Та же вода, обильно политая, служит хорошим средством против воспаления. Она же и мое единственное лекарство, да по мне и самое лучшее в этих знойных странах. Я беру четыре ведра с водою и подвешиваю над ранеными (пятый раненый может сам ходить к ручью за водою). На дне каждого ведра протыкаю крошечное отверстие и посредством деревянной трубки направляю холодную влагу на раны. Устроив все как следует, я оставляю потом одного слугу с приказанием вновь наполнять ведра, когда они опорожняются. Четырех дней такого лечения, думаю, совершенно достаточно, чтобы поставить больных на ноги и продолжить путь.
Этот длительный отдых, который ссудил нам случай, небесполезен и для прочих членов каравана, а также для животных. По крайней мере, теперь у всех есть время привести себя в порядок. На лагерь любо-дорого взглянуть. Никто не сидит сложа руки. В одном месте слуги чистят почерневшие от пороха ружья, в другом чинят разорванное платье. Там натачивают холодное оружие, здесь прибирают в фурах. Время летит незаметно. Больные быстро поправляются. Аппетит у них здоровый. Раны затягиваются. Чего лучше? Но вот двум из них надоедает бездеятельность, они бормочут, силятся подняться и бежать из лазарета. Тогда я беру на вооружение весь свой докторский авторитет и строго приказываю лежать смирно. Они повинуются, но с недовольным ворчанием.
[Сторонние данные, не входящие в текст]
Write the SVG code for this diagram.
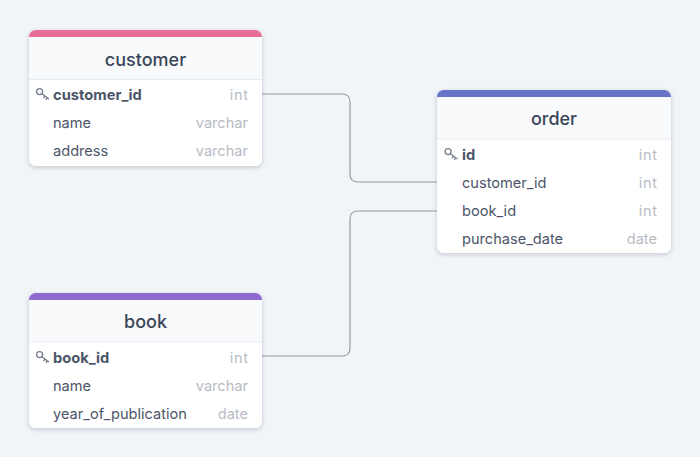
<svg xmlns="http://www.w3.org/2000/svg" width="700" height="457" viewBox="0 0 700 457">
<defs>
<filter id="sh" x="-10%" y="-10%" width="120%" height="125%"><feDropShadow dx="0" dy="1.5" stdDeviation="2" flood-color="#1f2937" flood-opacity="0.22"/></filter>
<g id="key" fill="none" stroke="#7b8290" stroke-width="1.4" stroke-linecap="round"><circle cx="3.600" cy="3.600" r="3"/><path d="M6 5.800 L12.500 10.800 M9 8.200 L7.800 9.600 M11.300 10 L10.200 11.300"/></g>
</defs>
<style>
text{font-family:Inter,"Liberation Sans",sans-serif}
.title{font-size:18px;font-weight:500;fill:#3b4558;text-anchor:middle}
.pk{font-size:14.700px;font-weight:700;fill:#4b5568}
.f{font-size:14.600px;fill:#4b5568}
.t{font-size:14.600px;fill:#b8bcc5;text-anchor:end}
.i{letter-spacing:.6px}
.card{fill:#fff;filter:url(#sh)}
.head{fill:#f8fafc}
.div{stroke:#e7ebf0;stroke-width:1;fill:none}
.conn{fill:none;stroke:#959ca8;stroke-width:1.2}
</style>
<rect width="700" height="457" fill="#f1f5f8"/>
<g id="connectors">
<path class="conn" d="M262 94 H342 Q350 94 350 102 V174 Q350 182 358 182 H438"/>
<path class="conn" d="M262 356 H342 Q350 356 350 348 V219 Q350 211 358 211 H438"/>
</g>
<g id="customer">
<rect class="card" x="29" y="30" width="233" height="136" rx="6.500"/>
<path class="head" d="M29 37 H262 V79.500 H29 Z"/>
<path d="M29 37 V36.500 A6.500 6.500 0 0 1 35.500 30 H255.500 A6.500 6.500 0 0 1 262 36.500 V37 Z" fill="#e76f97"/>
<path class="div" d="M29 79.500 H262"/>
<text class="title" x="145.500" y="65.500">customer</text>
<use href="#key" x="36" y="88"/>
<text class="pk" x="53" y="99.500">customer_id</text><text class="t i" x="248.600" y="99.500">int</text>
<text class="f" x="53" y="128">name</text><text class="t" x="248" y="128">varchar</text>
<text class="f" x="53" y="156">address</text><text class="t" x="248" y="156">varchar</text>
</g>
<g id="order">
<rect class="card" x="437" y="90" width="234" height="163" rx="6.500"/>
<path class="head" d="M437 97 H671 V139 H437 Z"/>
<path d="M437 97 V96.500 A6.500 6.500 0 0 1 443.500 90 H664.500 A6.500 6.500 0 0 1 671 96.500 V97 Z" fill="#6673c9"/>
<path class="div" d="M437 139 H671"/>
<text class="title" x="554" y="124.500">order</text>
<use href="#key" x="444.500" y="148"/>
<text class="pk" x="462" y="159.500">id</text><text class="t i" x="657.600" y="159.500">int</text>
<text class="f" x="462" y="188">customer_id</text><text class="t i" x="657.600" y="188">int</text>
<text class="f" x="462" y="216">book_id</text><text class="t i" x="657.600" y="216">int</text>
<text class="f" x="462" y="244">purchase_date</text><text class="t" x="657" y="244">date</text>
</g>
<g id="book">
<rect class="card" x="29" y="293" width="233" height="135" rx="6.500"/>
<path class="head" d="M29 300 H262 V342 H29 Z"/>
<path d="M29 300 V299.500 A6.500 6.500 0 0 1 35.500 293 H255.500 A6.500 6.500 0 0 1 262 299.500 V300 Z" fill="#9068d0"/>
<path class="div" d="M29 342 H262"/>
<text class="title" x="145.500" y="327.500">book</text>
<use href="#key" x="36" y="351"/>
<text class="pk" x="53" y="362.500">book_id</text><text class="t i" x="248.600" y="362.500">int</text>
<text class="f" x="53" y="391">name</text><text class="t" x="248" y="391">varchar</text>
<text class="f" x="53" y="419">year_of_publication</text><text class="t" x="248" y="419">date</text>
</g>
</svg>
— Да я же совсем здоров, — бормочет мой старый друг. — Неужели с такой пустяшной раной вечно лежать в постели?!
Лагерь путешественников в Австралии
— Терпение, терпение, друзья! Подождите, всему свое время. Не волнуйтесь: еще три дня, и тогда я спокойно отпущу вас на все четыре стороны.
— Три дня! — жалобно восклицают оба. — Да мы умрем от скуки и безделья!